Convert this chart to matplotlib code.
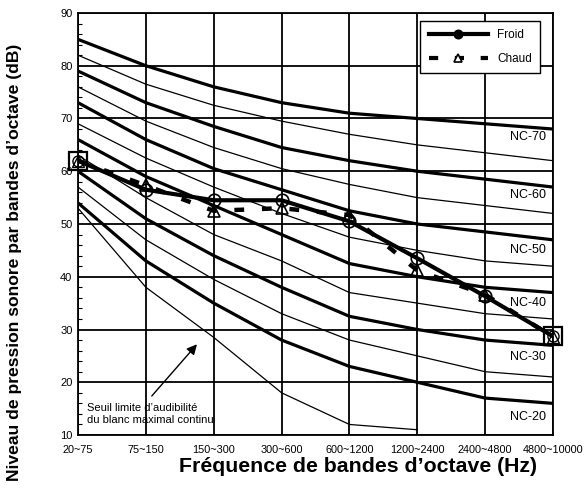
import numpy as np
import matplotlib.pyplot as plt

plt.rcParams['font.family'] = ['Liberation Sans', 'DejaVu Sans']

bands = ['20~75', '75~150', '150~300', '300~600', '600~1200',
         '1200~2400', '2400~4800', '4800~10000']

# NC curves (dB per octave band)
nc70 = [85, 80, 76, 73, 71, 70, 69, 68]
nc65 = [82, 76.5, 72.5, 69.5, 67, 65, 63.5, 62]
nc60 = [79, 73, 68.5, 64.5, 62, 60, 58.5, 57]
nc55 = [76, 69.5, 64.5, 60.5, 57.5, 55, 53.5, 52]
nc50 = [73, 66, 60.5, 56.5, 52.5, 50, 48.5, 47]
nc45 = [69, 62.5, 57, 52, 47.5, 45, 43, 42]
nc40 = [66, 59, 53.5, 48, 42.5, 40, 38, 37]
nc35 = [63, 55, 48, 43, 37, 35, 33, 32]
nc30 = [60, 51, 44, 38, 32.5, 30, 28, 27]
nc25 = [57, 47, 39.5, 33, 28, 25, 22, 21]
nc20 = [54, 43, 35, 28, 23, 20, 17, 16]
seuil = [53, 38, 28.5, 18, 12, 11]

thick_curves = [nc70, nc60, nc50, nc40, nc30, nc20]
thin_curves = [nc65, nc55, nc45, nc35, nc25]
nc_names = ['NC-70', 'NC-60', 'NC-50', 'NC-40', 'NC-30', 'NC-20']
nc_label_y = [66.5, 55.5, 45, 35, 24.8, 13.4]

froid = [62, 56.5, 54.5, 54.5, 50.5, 43.5, 36.3, 28.7]
chaud = [62, 57.3, 52.5, 53, 51.7, 41.2, 36.6, 28.6]

x = np.arange(len(bands))
dash = (0, (2.2, 4))

fig = plt.figure(figsize=(5.84, 4.9), dpi=100)
ax = fig.add_axes([0.1336, 0.1122, 0.8134, 0.8613])

for c in thick_curves:
    ax.plot(x, c, color='black', lw=2.3, zorder=3)
for c in thin_curves:
    ax.plot(x, c, color='black', lw=0.9, zorder=3)
ax.plot(x[:len(seuil)], seuil, color='black', lw=0.9, zorder=3)

for name, yl in zip(nc_names, nc_label_y):
    ax.text(6.9, yl, name, ha='right', va='center', fontsize=9, zorder=4)

# measured spectra
ax.plot(x, chaud, color='black', lw=3.2, ls=dash, zorder=5)
ax.plot(x, froid, color='black', lw=3, zorder=5)
ax.plot(x[1:-1], froid[1:-1], ls='none', marker='o', ms=9, mfc='none',
        mec='black', mew=1.2, zorder=6)
ax.plot(x[1:-1], chaud[1:-1], ls='none', marker='^', ms=9, mfc='none',
        mec='black', mew=1.2, zorder=6)
ax.plot([x[0], x[-1]], [froid[0], froid[-1]], ls='none', marker='s', ms=13,
        mfc='none', mec='black', mew=1.6, zorder=7, clip_on=False)
ax.plot([x[0], x[-1]], [chaud[0], chaud[-1]], ls='none', marker='^', ms=8,
        mfc='none', mec='black', mew=1, zorder=7, clip_on=False)
ax.plot([x[0], x[-1]], [froid[0], froid[-1]], ls='none', marker='o', ms=8,
        mfc='none', mec='black', mew=1, zorder=7, clip_on=False)

h1, = ax.plot([], [], color='black', lw=3, marker='o', ms=6, mfc='black',
              mec='black', mew=1.2)
h2, = ax.plot([], [], color='black', lw=3, ls=dash, marker='^',
              ms=6, mfc='white', mec='black', mew=1.2)
leg = ax.legend([h1, h2], ['Froid', 'Chaud'], loc='upper right',
                bbox_to_anchor=(0.985, 0.995), fontsize=8.5, fancybox=False,
                framealpha=1, edgecolor='black', handlelength=5,
                borderpad=0.7, labelspacing=1.0)
leg.get_frame().set_linewidth(1)
leg.set_zorder(10)

ax.annotate('', xy=(1.78, 27.6), xytext=(1.06, 17),
            arrowprops=dict(arrowstyle='-|>', color='black', lw=1,
                            mutation_scale=15), zorder=4)
ax.text(0.13, 14.0, 'Seuil limite d\u2019audibilit\u00e9\ndu blanc maximal continu',
        fontsize=8, ha='left', va='center', linespacing=1.25, zorder=4)

ax.set_xlim(0, 7)
ax.set_ylim(10, 90)
ax.set_xticks(x)
ax.set_xticklabels(bands, fontsize=7.8)
ax.set_yticks(np.arange(10, 91, 10))
ax.set_yticks(np.arange(10, 91, 2), minor=True)
ax.tick_params(axis='y', which='major', length=0, labelsize=8, pad=4)
ax.tick_params(axis='y', which='minor', direction='in', length=3, width=0.8)
ax.tick_params(axis='x', length=0, pad=7)
ax.grid(True, which='major', color='black', lw=1.3)
for s in ax.spines.values():
    s.set_linewidth(1.3)

ax.set_xlabel('Fr\u00e9quence de bandes d\u2019octave (Hz)', fontsize=15.3,
              fontweight='bold')
ax.xaxis.set_label_coords(0.59, -0.052)
ax.set_ylabel('Niveau de pression sonore par bandes d\u2019octave (dB)',
              fontsize=12.6, fontweight='bold')
ax.yaxis.set_label_coords(-0.118, 0.41)

fig.savefig('out.png', dpi=100)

+ + +

__REQUIRED TASK__
From the first line above down to the line with "va='center', fontsize=9, zorder=4)", reproduce every line and no others, omitting pictures.

__SOLUTION TO THIS TASK__
Convert this chart to matplotlib code.
import numpy as np
import matplotlib.pyplot as plt

plt.rcParams['font.family'] = ['Liberation Sans', 'DejaVu Sans']

bands = ['20~75', '75~150', '150~300', '300~600', '600~1200',
         '1200~2400', '2400~4800', '4800~10000']

# NC curves (dB per octave band)
nc70 = [85, 80, 76, 73, 71, 70, 69, 68]
nc65 = [82, 76.5, 72.5, 69.5, 67, 65, 63.5, 62]
nc60 = [79, 73, 68.5, 64.5, 62, 60, 58.5, 57]
nc55 = [76, 69.5, 64.5, 60.5, 57.5, 55, 53.5, 52]
nc50 = [73, 66, 60.5, 56.5, 52.5, 50, 48.5, 47]
nc45 = [69, 62.5, 57, 52, 47.5, 45, 43, 42]
nc40 = [66, 59, 53.5, 48, 42.5, 40, 38, 37]
nc35 = [63, 55, 48, 43, 37, 35, 33, 32]
nc30 = [60, 51, 44, 38, 32.5, 30, 28, 27]
nc25 = [57, 47, 39.5, 33, 28, 25, 22, 21]
nc20 = [54, 43, 35, 28, 23, 20, 17, 16]
seuil = [53, 38, 28.5, 18, 12, 11]

thick_curves = [nc70, nc60, nc50, nc40, nc30, nc20]
thin_curves = [nc65, nc55, nc45, nc35, nc25]
nc_names = ['NC-70', 'NC-60', 'NC-50', 'NC-40', 'NC-30', 'NC-20']
nc_label_y = [66.5, 55.5, 45, 35, 24.8, 13.4]

froid = [62, 56.5, 54.5, 54.5, 50.5, 43.5, 36.3, 28.7]
chaud = [62, 57.3, 52.5, 53, 51.7, 41.2, 36.6, 28.6]

x = np.arange(len(bands))
dash = (0, (2.2, 4))

fig = plt.figure(figsize=(5.84, 4.9), dpi=100)
ax = fig.add_axes([0.1336, 0.1122, 0.8134, 0.8613])

for c in thick_curves:
    ax.plot(x, c, color='black', lw=2.3, zorder=3)
for c in thin_curves:
    ax.plot(x, c, color='black', lw=0.9, zorder=3)
ax.plot(x[:len(seuil)], seuil, color='black', lw=0.9, zorder=3)

for name, yl in zip(nc_names, nc_label_y):
    ax.text(6.9, yl, name, ha='right', va='center', fontsize=9, zorder=4)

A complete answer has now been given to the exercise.